The mission of the German American Heritage Center is to preserve and enrich for present and future generations knowledge of the German immigrant experience and its impact on the American culture.
Our focus is cultural programs and immigrant contributions. We reach out to other cultural groups and demonstrate the contributions made by immigrants from many countries and from varied backgrounds to the ethnic palette which is the United States.
In the mid-to-late 1800s millions of German citizens left their homeland and settled as immigrants in the United States. The 1900 U.S. Census documented that over half the citizens in Iowa, Nebraska, Wisconsin, Minnesota, North Dakota and South Dakota were German immigrants or their descendants. Scott County, where the first passenger railroad crossed the Mississippi River, was the entry point for many immigrants to the upper Midwest region and points west. In 1900, Joseph Eiboeck, a veteran German newspaperman, described Davenport as, “the most German city, not only in the State, but in all the Middle West, the center of all German activities in the State.”
Founded on August 1, 1994 as a private, not-for-profit organization, the German American Heritage Center (GAHC) seeks to preserve the heritage of our German speaking ancestors for present and future generations and to enrich our knowledge of the German immigrant experience.

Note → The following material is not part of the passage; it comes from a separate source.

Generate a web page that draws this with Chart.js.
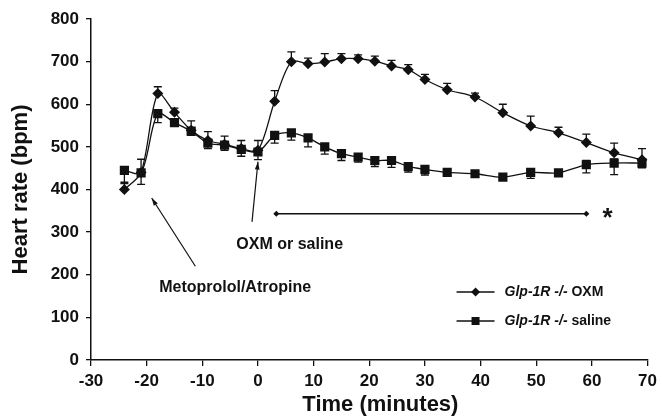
<!DOCTYPE html>
<html>
<head>
<meta charset="utf-8">
<script src="https://cdn.jsdelivr.net/npm/chart.js@4.4.1/dist/chart.umd.min.js"></script>
<style>
  html, body { margin: 0; padding: 0; background: #fff; }
  #wrap { width: 662px; height: 420px; }
</style>
</head>
<body>
<div id="wrap"><canvas id="hr" width="662" height="420"></canvas></div>
<script>
// Time points (minutes)
const times = [-24, -21, -18, -15, -12, -9, -6, -3, 0,
  3, 6, 9, 12, 15, 18, 21, 24, 27, 30,
  34, 39, 44, 49, 54, 59, 64, 69];

// Glp-1R -/- OXM (diamonds)
const oxmHR = [400, 440, 625, 581, 539, 515, 506, 496, 492,
  607, 700, 695, 699, 707, 707, 701, 690, 681, 658,
  634, 617, 580, 549, 533, 510, 486, 470];
const oxmErrUp = [14, 31, 16, 10, 22, 21, 19, 19, 23,
  25, 23, 13, 20, 12, 9, 12, 13, 12, 12,
  15, 9, 20, 23, 13, 20, 23, 26];
const oxmErrDown = [0, 0, 0, 0, 0, 0, 0, 0, 0,
  0, 0, 0, 0, 0, 0, 0, 0, 0, 0,
  0, 0, 0, 0, 0, 0, 0, 0];

// Glp-1R -/- saline (squares)
const salHR = [445, 439, 578, 557, 537, 509, 504, 494, 488,
  527, 533, 521, 500, 484, 476, 468, 468, 454, 447,
  440, 437, 429, 440, 439, 458, 462, 462];
const salErrUp = [0, 0, 0, 0, 0, 0, 0, 0, 0,
  0, 0, 0, 0, 0, 0, 0, 0, 0, 0,
  0, 0, 0, 0, 0, 10, 10, 0];
const salErrDown = [28, 27, 21, 8, 10, 13, 12, 16, 18,
  18, 17, 21, 17, 16, 12, 14, 16, 13, 13,
  8, 5, 5, 14, 5, 19, 27, 11];

// Axis ticks
const xTicks = [-30, -20, -10, 0, 10, 20, 30, 40, 50, 60, 70];
const yTicks = [0, 100, 200, 300, 400, 500, 600, 700, 800];

// Significance bar (time range, level)
const sigStart = 3.3, sigEnd = 59, sigLevel = 343;

const FONT = "'Liberation Sans', Arial, Helvetica, sans-serif";

const toPoints = (ys) => times.map((t, i) => ({ x: t, y: ys[i] }));

// error bars drawn underneath the markers
const errorBars = {
  id: 'errorBars',
  beforeDatasetsDraw(chart) {
    const { ctx, scales: { x, y } } = chart;
    const sets = [[oxmHR, oxmErrUp, oxmErrDown], [salHR, salErrUp, salErrDown]];
    ctx.save();
    ctx.strokeStyle = '#111';
    ctx.lineWidth = 1.3;
    sets.forEach(([vals, up, down]) => {
      times.forEach((t, i) => {
        const px = x.getPixelForValue(t);
        const py = y.getPixelForValue(vals[i]);
        [[up[i], 1], [down[i], -1]].forEach(([e, dir]) => {
          if (!e) return;
          const ey = y.getPixelForValue(vals[i] + dir * e);
          ctx.beginPath();
          ctx.moveTo(px, py);
          ctx.lineTo(px, ey);
          ctx.moveTo(px - 4, ey);
          ctx.lineTo(px + 4, ey);
          ctx.stroke();
        });
      });
    });
    ctx.restore();
  }
};

const arrow = (ctx, x0, y0, x1, y1) => {
  const a = Math.atan2(y1 - y0, x1 - x0);
  ctx.beginPath();
  ctx.moveTo(x0, y0);
  ctx.lineTo(x1, y1);
  ctx.stroke();
  ctx.beginPath();
  ctx.moveTo(x1, y1);
  ctx.lineTo(x1 - 8 * Math.cos(a - 0.3), y1 - 8 * Math.sin(a - 0.3));
  ctx.lineTo(x1 - 8 * Math.cos(a + 0.3), y1 - 8 * Math.sin(a + 0.3));
  ctx.closePath();
  ctx.fill();
};

// annotations, x title + custom legend
const annotations = {
  id: 'annotations',
  afterDraw(chart) {
    const { ctx, scales: { x, y }, chartArea } = chart;
    const X = (v) => x.getPixelForValue(v);
    const Y = (v) => y.getPixelForValue(v);
    ctx.save();
    ctx.fillStyle = '#111';
    ctx.strokeStyle = '#111';
    ctx.lineWidth = 1.2;

    // arrows
    arrow(ctx, X(-11.25), Y(220), X(-19.1), Y(380));
    arrow(ctx, X(-1.07), Y(324), X(0), Y(465));

    ctx.font = `bold 16px ${FONT}`;
    ctx.textAlign = 'center';
    ctx.textBaseline = 'middle';
    ctx.fillText('Metoprolol/Atropine', X(-4.1), Y(169));
    ctx.fillText('OXM or saline', X(5.7), Y(270));

    // x axis title (sits a little right of centre in the original)
    ctx.font = `bold 22px ${FONT}`;
    ctx.fillText('Time (minutes)', X(22), chartArea.bottom + 45);

    // significance bar
    const sy = Y(sigLevel);
    ctx.lineWidth = 1.5;
    ctx.beginPath();
    ctx.moveTo(X(sigStart), sy);
    ctx.lineTo(X(sigEnd), sy);
    ctx.stroke();
    [sigStart, sigEnd].forEach(t => {
      const cx = X(t);
      ctx.beginPath();
      ctx.moveTo(cx - 3, sy); ctx.lineTo(cx, sy - 3);
      ctx.lineTo(cx + 3, sy); ctx.lineTo(cx, sy + 3);
      ctx.closePath();
      ctx.fill();
    });
    ctx.font = `bold 26px ${FONT}`;
    ctx.fillText('*', X(62.8), sy + 5);

    // legend
    const lx = chartArea.right - 191;
    const rows = [
      { y: chartArea.top + 273, label: 'OXM', shape: 'diamond' },
      { y: chartArea.top + 302, label: 'saline', shape: 'square' }
    ];
    rows.forEach(r => {
      ctx.lineWidth = 1.3;
      ctx.beginPath();
      ctx.moveTo(lx, r.y);
      ctx.lineTo(lx + 38, r.y);
      ctx.stroke();
      const mx = lx + 19;
      ctx.beginPath();
      if (r.shape === 'diamond') {
        ctx.moveTo(mx - 4.5, r.y); ctx.lineTo(mx, r.y - 4.5);
        ctx.lineTo(mx + 4.5, r.y); ctx.lineTo(mx, r.y + 4.5);
        ctx.closePath();
      } else {
        ctx.rect(mx - 4, r.y - 4, 8, 8);
      }
      ctx.fill();
      ctx.textAlign = 'left';
      ctx.font = `italic bold 14px ${FONT}`;
      const it = 'Glp-1R -/-';
      ctx.fillText(it, lx + 48, r.y);
      const w = ctx.measureText(it + ' ').width;
      ctx.font = `bold 14px ${FONT}`;
      ctx.fillText(r.label, lx + 48 + w, r.y);
    });
    ctx.restore();
  }
};

new Chart(document.getElementById('hr'), {
  type: 'line',
  data: {
    datasets: [
      {
        label: 'Glp-1R -/- saline',
        data: toPoints(salHR),
        borderColor: '#111',
        backgroundColor: '#111',
        borderWidth: 1.3,
        pointStyle: 'rect',
        pointRadius: 6.5,
        pointBorderWidth: 0,
        tension: 0.3,
        order: 0
      },
      {
        label: 'Glp-1R -/- OXM',
        data: toPoints(oxmHR),
        borderColor: '#111',
        backgroundColor: '#111',
        borderWidth: 1.3,
        pointStyle: 'rectRot',
        pointRadius: 5.5,
        pointBorderWidth: 0,
        tension: 0.3,
        order: 1
      }
    ]
  },
  options: {
    responsive: false,
    animation: false,
    layout: { padding: { top: 19, right: 11, left: 0, bottom: 0 } },
    plugins: {
      legend: { display: false },
      tooltip: { enabled: false }
    },
    scales: {
      x: {
        type: 'linear',
        min: -30,
        max: 70,
        afterBuildTicks: (s) => { s.ticks = xTicks.map(v => ({ value: v })); },
        afterFit: (s) => { s.height = 60; },
        ticks: {
          color: '#111',
          padding: 5,
          maxRotation: 0,
          font: { family: FONT, size: 17, weight: 'bold' }
        },
        grid: { drawOnChartArea: false, drawTicks: true, tickLength: 6, color: '#111', lineWidth: 1.3 },
        border: { display: true, color: '#111', width: 1.5 }
      },
      y: {
        min: 0,
        max: 800,
        afterBuildTicks: (s) => { s.ticks = yTicks.map(v => ({ value: v })); },
        afterFit: (s) => { s.width = 91; },
        ticks: {
          color: '#111',
          padding: 7,
          font: { family: FONT, size: 17, weight: 'bold' }
        },
        grid: { drawOnChartArea: false, drawTicks: true, tickLength: 5, color: '#111', lineWidth: 1.3 },
        border: { display: true, color: '#111', width: 1.5 },
        title: {
          display: true,
          text: 'Heart rate (bpm)',
          color: '#111',
          padding: { top: 8, bottom: 0 },
          font: { family: FONT, size: 22, weight: 'bold' }
        }
      }
    }
  },
  plugins: [errorBars, annotations]
});
</script>
</body>
</html>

Today GAHC, a National Historic Site, has evolved a museum that includes a large permanent exhibit and two rotating special exhibits. Within the permanent exhibit, visitors enjoy an orientation theater, six education stations, and two restored hotel rooms. Visitors enjoy an interactive experience as you learn about immigrants’ journey by sea, train and foot, to their final destination at the German American Heritage Center building, which was originally a very busy hotel for thousands of immigrants in the 1860s. One of the highlights in the exhibit is called “Step into my Shoes.” Visitors will find footprints of a child, woman, and man at this section. They can step on any set of the footprints, which then triggers the corresponding character to appear before them on a screen and talk about their personal experience as an immigrant. Throughout this exhibition and the two rotating temporary exhibitions, visitors enjoy exploring many artifacts on display. The museum also provides educational programs, workshops, and classes relating to the German American experience and culture; assists in the coordination of festivals to foster an understanding of German American heritage; provides for cultural exchange through genealogy workshops and production of cultural presentations to the public; and partners with other heritage groups on programs, exhibits, and events.

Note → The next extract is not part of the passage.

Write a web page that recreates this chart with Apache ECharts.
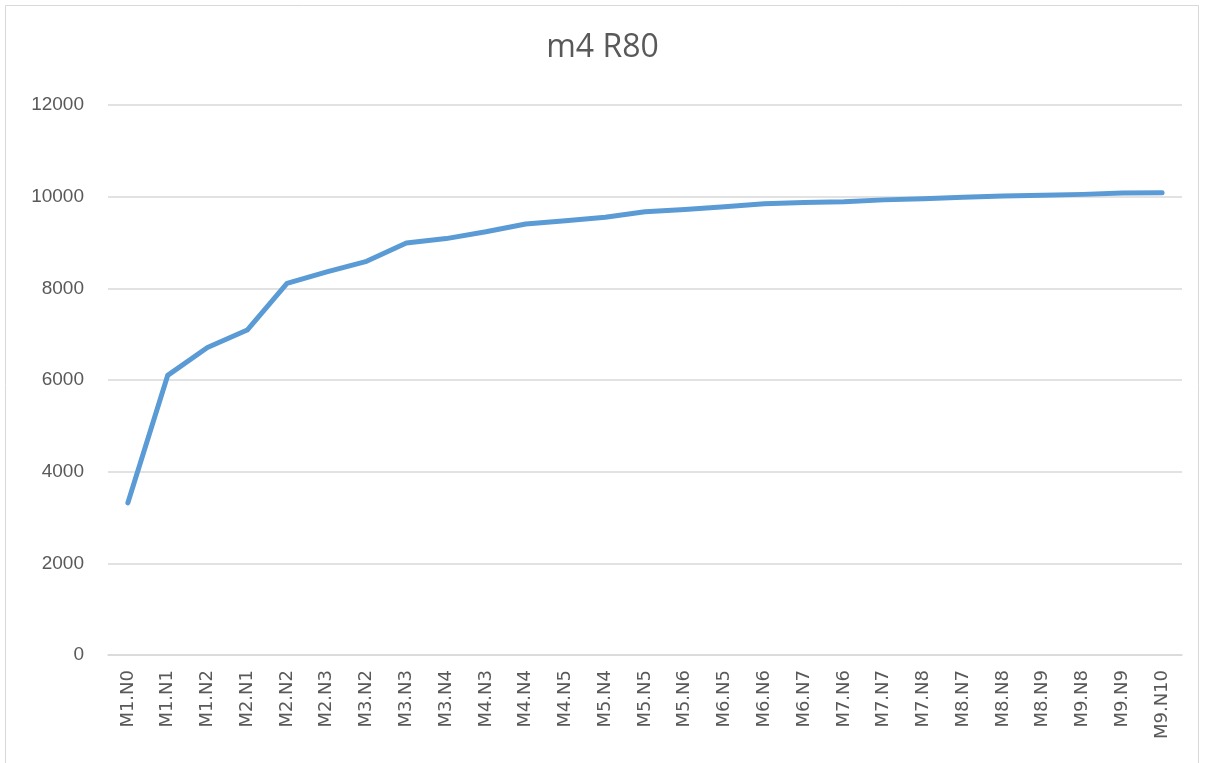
<!DOCTYPE html>
<html>
<head>
<meta charset="utf-8">
<script src="https://cdn.jsdelivr.net/npm/echarts@6/dist/echarts.min.js"></script>
<style>
html,body{margin:0;padding:0;background:#fff;}
#chart{width:1205px;height:763px;}
</style>
</head>
<body>
<div id="chart"></div>
<script>
const categories = ["M1.N0","M1.N1","M1.N2","M2.N1","M2.N2","M2.N3","M3.N2","M3.N3","M3.N4","M4.N3","M4.N4","M4.N5","M5.N4","M5.N5","M5.N6","M6.N5","M6.N6","M6.N7","M7.N6","M7.N7","M7.N8","M8.N7","M8.N8","M8.N9","M9.N8","M9.N9","M9.N10"];
const values = [3320,6100,6710,7090,8110,8360,8590,8990,9085,9235,9405,9475,9550,9670,9720,9780,9845,9875,9890,9930,9955,9985,10015,10030,10050,10080,10085];
const yTicks = {min:0, max:12000, interval:2000};
const titleText = "m4 R80";

const chart = echarts.init(document.getElementById('chart'));
chart.setOption({
  backgroundColor:'#ffffff',
  animation:false,
  title:{text:titleText,left:'center',top:27,textStyle:{fontFamily:'Open Sans',fontSize:32,fontWeight:'normal',color:'#595959'}},
  graphic:[{type:'rect',shape:{x:5.5,y:5.5,width:1193,height:770},style:{fill:'none',stroke:'#d9d9d9',lineWidth:1},silent:true}],
  grid:{left:108,right:23,top:105,bottom:108},
  xAxis:{type:'category',data:categories,boundaryGap:true,
    axisLine:{lineStyle:{color:'#d9d9d9',width:1.5}},axisTick:{show:false},
    axisLabel:{rotate:90,interval:0,color:'#595959',fontFamily:'DejaVu Sans',fontSize:18,margin:15}},
  yAxis:{type:'value',min:yTicks.min,max:yTicks.max,interval:yTicks.interval,
    axisLine:{show:false},axisTick:{show:false},
    splitLine:{lineStyle:{color:'#d9d9d9',width:1.5}},
    axisLabel:{color:'#595959',fontFamily:'Liberation Sans',fontSize:19,margin:24,formatter:function(v){return String(v);}}},
  series:[{type:'line',data:values,symbol:'none',
    lineStyle:{color:'#5b9bd5',width:5,cap:'round',join:'round'}}]
});
</script>
</body>
</html>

The GAHC building was built in the 1860s, and was originally the Standard Hotel where thousands of German immigrants stayed in the 1800s when they arrived in the area. The building was purchased in 1995, partially restored in 1999, and reopened to the public in May, 2000. In October 2009, GAHC debuted a newly expanded space including a new large interactive permanent exhibit called the “German Immigrant Experience,” two traveling exhibit spaces, and large program facilities. GAHC offers several new programs based on the new permanent exhibit and two new temporary exhibit spaces.
The German immigrant experience is an integral part of the history and fabric of life in Iowa, in the region and in the nation. The German American Heritage Center (GAHC) was formed in 1994 to document and celebrate this heritage.
The Germania House was among the earliest of many “Gast Haus” buildings in the area. This structure is the last remaining immigrant hotel of that period in the region and is on the National Register of Historic Places. The GAHC saved the building from deterioration and potential demolition by raising $1.3 million to restore the exterior of the building and to restore the first and second floors of the four story building for use as a historical center. That work to save this historic treasure and to utilize it as the German American Heritage Center was completed in 2004.
For its collection, the German American Heritage Center and Museum considers gifts of objects and archives materials related to German and German-American culture or history, including:
- Objects brought by German immigrants, preferably before 1920.
- Objects made or used by German immigrants in the United States.
- Other objects made or used in the United States which represent the German-American experience.
- Photographs related to German-American history and experience.
- Archival material related directly to the history and operation of German American Heritage Center and Museum.
Unfortunately due to limited space capacity we are very selective when accepting donations. We are unable to accept any books or bibles at this time.